What this task involves: From the listing that follows, reproduce only the lines from the one holding "Convert this chart to D3.js code." through the one holding "50, 50, Infinity];", both included, with no pictures.

(Rows from a dataset of charts and code)
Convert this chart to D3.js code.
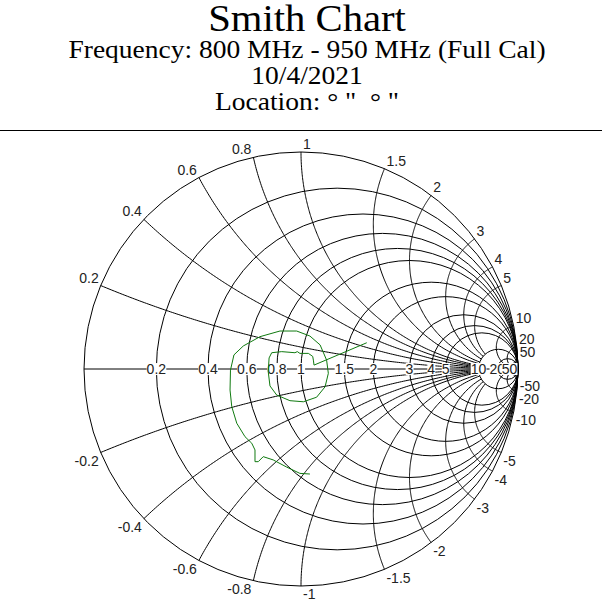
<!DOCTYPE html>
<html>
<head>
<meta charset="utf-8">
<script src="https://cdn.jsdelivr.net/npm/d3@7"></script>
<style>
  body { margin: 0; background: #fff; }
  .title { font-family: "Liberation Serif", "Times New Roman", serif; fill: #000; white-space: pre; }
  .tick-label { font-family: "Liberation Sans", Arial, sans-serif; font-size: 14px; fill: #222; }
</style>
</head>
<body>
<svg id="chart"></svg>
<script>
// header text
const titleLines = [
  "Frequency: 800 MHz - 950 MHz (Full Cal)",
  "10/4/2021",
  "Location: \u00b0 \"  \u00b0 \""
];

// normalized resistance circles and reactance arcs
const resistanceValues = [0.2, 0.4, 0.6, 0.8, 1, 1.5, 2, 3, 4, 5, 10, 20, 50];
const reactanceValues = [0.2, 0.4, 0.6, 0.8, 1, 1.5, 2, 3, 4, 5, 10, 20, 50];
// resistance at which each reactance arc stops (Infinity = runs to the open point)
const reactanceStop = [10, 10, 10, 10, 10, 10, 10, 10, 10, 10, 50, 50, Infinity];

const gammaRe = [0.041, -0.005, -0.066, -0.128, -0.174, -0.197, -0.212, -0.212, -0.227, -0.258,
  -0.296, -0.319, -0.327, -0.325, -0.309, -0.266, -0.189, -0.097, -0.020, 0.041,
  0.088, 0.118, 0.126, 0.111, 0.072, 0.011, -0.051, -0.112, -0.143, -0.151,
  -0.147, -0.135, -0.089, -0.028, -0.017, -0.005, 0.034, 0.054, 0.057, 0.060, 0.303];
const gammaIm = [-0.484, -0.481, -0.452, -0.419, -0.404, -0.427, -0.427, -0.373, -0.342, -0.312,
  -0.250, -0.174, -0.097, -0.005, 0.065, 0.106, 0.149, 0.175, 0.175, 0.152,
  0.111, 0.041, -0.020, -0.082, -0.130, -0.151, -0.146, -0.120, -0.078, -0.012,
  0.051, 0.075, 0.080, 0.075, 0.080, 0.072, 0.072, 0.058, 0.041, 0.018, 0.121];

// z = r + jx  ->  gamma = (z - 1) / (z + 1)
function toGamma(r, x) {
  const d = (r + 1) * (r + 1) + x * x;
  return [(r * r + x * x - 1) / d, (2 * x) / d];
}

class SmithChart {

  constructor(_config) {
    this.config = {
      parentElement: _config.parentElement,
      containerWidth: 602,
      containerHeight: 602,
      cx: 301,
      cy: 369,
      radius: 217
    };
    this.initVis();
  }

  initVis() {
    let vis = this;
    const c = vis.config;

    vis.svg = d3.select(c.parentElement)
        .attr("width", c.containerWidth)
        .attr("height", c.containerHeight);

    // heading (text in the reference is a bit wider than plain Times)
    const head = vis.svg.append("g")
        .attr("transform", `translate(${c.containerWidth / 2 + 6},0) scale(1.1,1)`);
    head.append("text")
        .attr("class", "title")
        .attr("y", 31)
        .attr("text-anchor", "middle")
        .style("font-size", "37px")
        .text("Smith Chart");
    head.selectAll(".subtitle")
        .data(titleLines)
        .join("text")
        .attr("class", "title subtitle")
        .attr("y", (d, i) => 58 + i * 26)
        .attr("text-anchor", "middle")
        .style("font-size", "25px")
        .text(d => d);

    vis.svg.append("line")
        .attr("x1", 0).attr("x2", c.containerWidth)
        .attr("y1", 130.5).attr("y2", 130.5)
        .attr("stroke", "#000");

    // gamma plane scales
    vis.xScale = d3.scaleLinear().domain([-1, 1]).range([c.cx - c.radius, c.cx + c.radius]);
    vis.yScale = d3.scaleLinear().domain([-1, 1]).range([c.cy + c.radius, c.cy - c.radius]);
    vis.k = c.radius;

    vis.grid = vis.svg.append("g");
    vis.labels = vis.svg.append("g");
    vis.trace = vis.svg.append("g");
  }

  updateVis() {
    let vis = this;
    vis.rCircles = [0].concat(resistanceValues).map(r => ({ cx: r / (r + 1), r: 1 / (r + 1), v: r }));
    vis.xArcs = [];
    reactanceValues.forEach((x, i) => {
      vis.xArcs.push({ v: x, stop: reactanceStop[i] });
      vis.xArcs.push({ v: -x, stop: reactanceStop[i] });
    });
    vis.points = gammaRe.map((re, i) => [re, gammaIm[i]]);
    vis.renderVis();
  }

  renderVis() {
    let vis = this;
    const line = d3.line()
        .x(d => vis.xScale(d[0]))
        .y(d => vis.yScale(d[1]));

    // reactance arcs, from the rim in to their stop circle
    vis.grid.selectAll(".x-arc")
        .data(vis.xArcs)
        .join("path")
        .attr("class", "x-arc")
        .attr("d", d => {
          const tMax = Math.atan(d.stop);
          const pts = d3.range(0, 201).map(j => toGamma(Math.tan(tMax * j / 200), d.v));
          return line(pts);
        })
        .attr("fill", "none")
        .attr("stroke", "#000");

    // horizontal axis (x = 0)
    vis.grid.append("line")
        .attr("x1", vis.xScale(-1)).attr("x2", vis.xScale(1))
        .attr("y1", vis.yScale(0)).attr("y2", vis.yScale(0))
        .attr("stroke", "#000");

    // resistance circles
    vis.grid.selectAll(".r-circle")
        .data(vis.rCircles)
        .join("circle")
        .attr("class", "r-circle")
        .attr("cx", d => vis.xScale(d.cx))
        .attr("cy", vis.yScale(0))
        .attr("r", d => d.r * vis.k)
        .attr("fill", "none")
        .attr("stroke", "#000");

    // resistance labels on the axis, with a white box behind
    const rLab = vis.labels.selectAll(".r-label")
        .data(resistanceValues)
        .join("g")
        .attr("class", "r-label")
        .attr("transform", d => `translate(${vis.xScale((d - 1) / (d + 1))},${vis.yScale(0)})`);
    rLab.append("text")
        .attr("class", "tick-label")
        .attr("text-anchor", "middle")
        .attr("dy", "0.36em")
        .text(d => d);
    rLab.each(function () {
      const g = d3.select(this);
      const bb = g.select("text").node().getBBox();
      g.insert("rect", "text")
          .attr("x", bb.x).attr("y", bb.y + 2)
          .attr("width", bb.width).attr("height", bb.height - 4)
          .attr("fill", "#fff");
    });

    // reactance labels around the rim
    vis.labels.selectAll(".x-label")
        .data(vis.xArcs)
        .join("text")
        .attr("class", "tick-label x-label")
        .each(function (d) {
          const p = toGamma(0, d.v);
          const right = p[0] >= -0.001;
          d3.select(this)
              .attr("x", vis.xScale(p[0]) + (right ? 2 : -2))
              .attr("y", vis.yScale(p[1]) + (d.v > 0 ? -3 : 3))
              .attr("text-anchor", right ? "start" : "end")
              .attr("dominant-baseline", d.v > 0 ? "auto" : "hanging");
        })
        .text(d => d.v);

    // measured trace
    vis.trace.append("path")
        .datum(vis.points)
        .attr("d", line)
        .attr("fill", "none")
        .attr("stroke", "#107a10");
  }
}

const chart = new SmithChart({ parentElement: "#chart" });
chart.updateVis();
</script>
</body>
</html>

--

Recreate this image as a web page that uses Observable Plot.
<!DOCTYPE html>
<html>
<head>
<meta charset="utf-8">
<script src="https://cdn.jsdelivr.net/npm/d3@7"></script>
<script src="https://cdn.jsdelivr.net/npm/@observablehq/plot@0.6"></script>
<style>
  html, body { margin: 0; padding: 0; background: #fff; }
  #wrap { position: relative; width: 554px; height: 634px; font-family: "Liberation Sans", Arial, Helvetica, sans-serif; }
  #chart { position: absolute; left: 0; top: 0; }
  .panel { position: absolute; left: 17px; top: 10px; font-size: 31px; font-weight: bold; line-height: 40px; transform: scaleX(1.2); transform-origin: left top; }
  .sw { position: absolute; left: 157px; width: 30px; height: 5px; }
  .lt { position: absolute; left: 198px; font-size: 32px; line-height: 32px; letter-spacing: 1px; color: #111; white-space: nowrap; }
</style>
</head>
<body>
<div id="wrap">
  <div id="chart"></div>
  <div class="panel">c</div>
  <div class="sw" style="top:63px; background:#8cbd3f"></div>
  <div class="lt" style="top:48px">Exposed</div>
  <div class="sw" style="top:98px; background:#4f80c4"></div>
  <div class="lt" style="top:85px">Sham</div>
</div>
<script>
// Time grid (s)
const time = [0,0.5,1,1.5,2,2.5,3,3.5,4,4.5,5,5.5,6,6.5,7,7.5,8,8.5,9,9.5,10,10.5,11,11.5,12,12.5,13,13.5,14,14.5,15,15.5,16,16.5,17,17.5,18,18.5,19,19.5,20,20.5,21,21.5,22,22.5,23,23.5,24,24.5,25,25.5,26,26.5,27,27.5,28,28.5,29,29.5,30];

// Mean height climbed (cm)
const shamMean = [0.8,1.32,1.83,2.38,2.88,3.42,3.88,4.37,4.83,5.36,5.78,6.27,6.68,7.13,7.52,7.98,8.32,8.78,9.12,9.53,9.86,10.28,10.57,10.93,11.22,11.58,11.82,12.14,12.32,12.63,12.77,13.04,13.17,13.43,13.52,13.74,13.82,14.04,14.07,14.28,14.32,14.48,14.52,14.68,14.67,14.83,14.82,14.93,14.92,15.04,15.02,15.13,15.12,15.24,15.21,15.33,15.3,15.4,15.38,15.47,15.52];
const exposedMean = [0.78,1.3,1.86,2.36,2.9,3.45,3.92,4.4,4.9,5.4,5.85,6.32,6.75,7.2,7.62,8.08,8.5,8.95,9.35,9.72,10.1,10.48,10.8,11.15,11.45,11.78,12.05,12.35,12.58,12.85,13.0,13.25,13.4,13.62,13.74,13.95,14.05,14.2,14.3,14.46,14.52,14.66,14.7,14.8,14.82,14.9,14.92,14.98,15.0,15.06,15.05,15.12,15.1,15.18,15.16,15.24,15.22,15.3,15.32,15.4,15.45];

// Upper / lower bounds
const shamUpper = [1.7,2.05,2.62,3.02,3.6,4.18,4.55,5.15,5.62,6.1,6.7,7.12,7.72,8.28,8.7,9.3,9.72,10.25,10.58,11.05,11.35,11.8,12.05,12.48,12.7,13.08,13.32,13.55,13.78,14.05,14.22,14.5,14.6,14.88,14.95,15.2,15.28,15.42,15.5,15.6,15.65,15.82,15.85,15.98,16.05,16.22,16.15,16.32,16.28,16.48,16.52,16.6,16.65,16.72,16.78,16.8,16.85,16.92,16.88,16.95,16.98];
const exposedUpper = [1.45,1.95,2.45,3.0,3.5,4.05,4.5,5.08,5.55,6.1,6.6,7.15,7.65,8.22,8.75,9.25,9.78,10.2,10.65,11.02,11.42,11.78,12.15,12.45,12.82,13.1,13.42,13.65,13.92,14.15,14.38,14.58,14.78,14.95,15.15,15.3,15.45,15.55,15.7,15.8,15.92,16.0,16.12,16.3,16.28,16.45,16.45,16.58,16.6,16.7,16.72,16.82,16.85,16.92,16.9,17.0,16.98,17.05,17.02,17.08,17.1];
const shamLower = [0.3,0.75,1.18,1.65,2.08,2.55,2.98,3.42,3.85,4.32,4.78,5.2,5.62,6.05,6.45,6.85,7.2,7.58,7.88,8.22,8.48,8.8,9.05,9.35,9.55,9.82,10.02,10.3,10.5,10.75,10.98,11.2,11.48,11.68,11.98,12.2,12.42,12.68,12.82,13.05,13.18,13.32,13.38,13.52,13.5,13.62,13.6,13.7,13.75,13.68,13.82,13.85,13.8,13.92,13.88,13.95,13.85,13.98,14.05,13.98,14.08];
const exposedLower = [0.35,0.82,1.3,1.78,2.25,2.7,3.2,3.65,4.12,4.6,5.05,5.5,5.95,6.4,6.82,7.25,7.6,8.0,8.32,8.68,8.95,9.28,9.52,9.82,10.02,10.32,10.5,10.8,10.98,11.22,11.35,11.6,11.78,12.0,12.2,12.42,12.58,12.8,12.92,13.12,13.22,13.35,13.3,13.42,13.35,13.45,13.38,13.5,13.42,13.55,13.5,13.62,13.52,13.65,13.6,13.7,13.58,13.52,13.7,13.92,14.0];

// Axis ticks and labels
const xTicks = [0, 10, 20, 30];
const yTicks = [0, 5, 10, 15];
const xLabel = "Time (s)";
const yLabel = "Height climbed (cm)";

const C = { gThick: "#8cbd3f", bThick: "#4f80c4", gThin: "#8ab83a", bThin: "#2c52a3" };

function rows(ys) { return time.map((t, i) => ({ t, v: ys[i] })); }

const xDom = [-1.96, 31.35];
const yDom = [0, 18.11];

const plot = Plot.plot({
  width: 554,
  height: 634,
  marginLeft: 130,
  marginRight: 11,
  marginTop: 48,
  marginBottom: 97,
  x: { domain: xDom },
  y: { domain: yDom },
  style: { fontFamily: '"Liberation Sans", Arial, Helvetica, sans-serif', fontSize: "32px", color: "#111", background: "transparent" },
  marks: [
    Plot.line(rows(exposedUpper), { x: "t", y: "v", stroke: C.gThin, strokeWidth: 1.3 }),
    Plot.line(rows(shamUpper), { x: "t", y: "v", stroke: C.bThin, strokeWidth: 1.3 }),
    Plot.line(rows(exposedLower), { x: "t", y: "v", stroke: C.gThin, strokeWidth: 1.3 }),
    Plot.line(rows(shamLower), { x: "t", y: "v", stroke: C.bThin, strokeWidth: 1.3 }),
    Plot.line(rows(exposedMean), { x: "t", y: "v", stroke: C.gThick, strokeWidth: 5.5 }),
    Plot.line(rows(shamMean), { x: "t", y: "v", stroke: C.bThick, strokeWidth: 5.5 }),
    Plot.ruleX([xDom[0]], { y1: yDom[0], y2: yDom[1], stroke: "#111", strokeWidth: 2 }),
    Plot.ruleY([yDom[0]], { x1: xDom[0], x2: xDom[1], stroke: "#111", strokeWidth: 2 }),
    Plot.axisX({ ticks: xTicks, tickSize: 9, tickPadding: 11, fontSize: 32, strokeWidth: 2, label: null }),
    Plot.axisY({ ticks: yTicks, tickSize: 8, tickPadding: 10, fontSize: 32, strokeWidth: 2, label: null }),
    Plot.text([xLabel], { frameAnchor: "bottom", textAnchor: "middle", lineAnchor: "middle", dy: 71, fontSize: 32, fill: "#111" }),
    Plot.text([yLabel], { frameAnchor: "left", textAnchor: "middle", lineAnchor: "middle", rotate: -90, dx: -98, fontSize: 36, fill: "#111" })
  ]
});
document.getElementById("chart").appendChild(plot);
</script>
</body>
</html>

Task response:
Convert this chart to D3.js code.
<!DOCTYPE html>
<html>
<head>
<meta charset="utf-8">
<script src="https://cdn.jsdelivr.net/npm/d3@7"></script>
<style>
  body { margin: 0; background: #fff; }
  .title { font-family: "Liberation Serif", "Times New Roman", serif; fill: #000; white-space: pre; }
  .tick-label { font-family: "Liberation Sans", Arial, sans-serif; font-size: 14px; fill: #222; }
</style>
</head>
<body>
<svg id="chart"></svg>
<script>
// header text
const titleLines = [
  "Frequency: 800 MHz - 950 MHz (Full Cal)",
  "10/4/2021",
  "Location: \u00b0 \"  \u00b0 \""
];

// normalized resistance circles and reactance arcs
const resistanceValues = [0.2, 0.4, 0.6, 0.8, 1, 1.5, 2, 3, 4, 5, 10, 20, 50];
const reactanceValues = [0.2, 0.4, 0.6, 0.8, 1, 1.5, 2, 3, 4, 5, 10, 20, 50];
// resistance at which each reactance arc stops (Infinity = runs to the open point)
const reactanceStop = [10, 10, 10, 10, 10, 10, 10, 10, 10, 10, 50, 50, Infinity];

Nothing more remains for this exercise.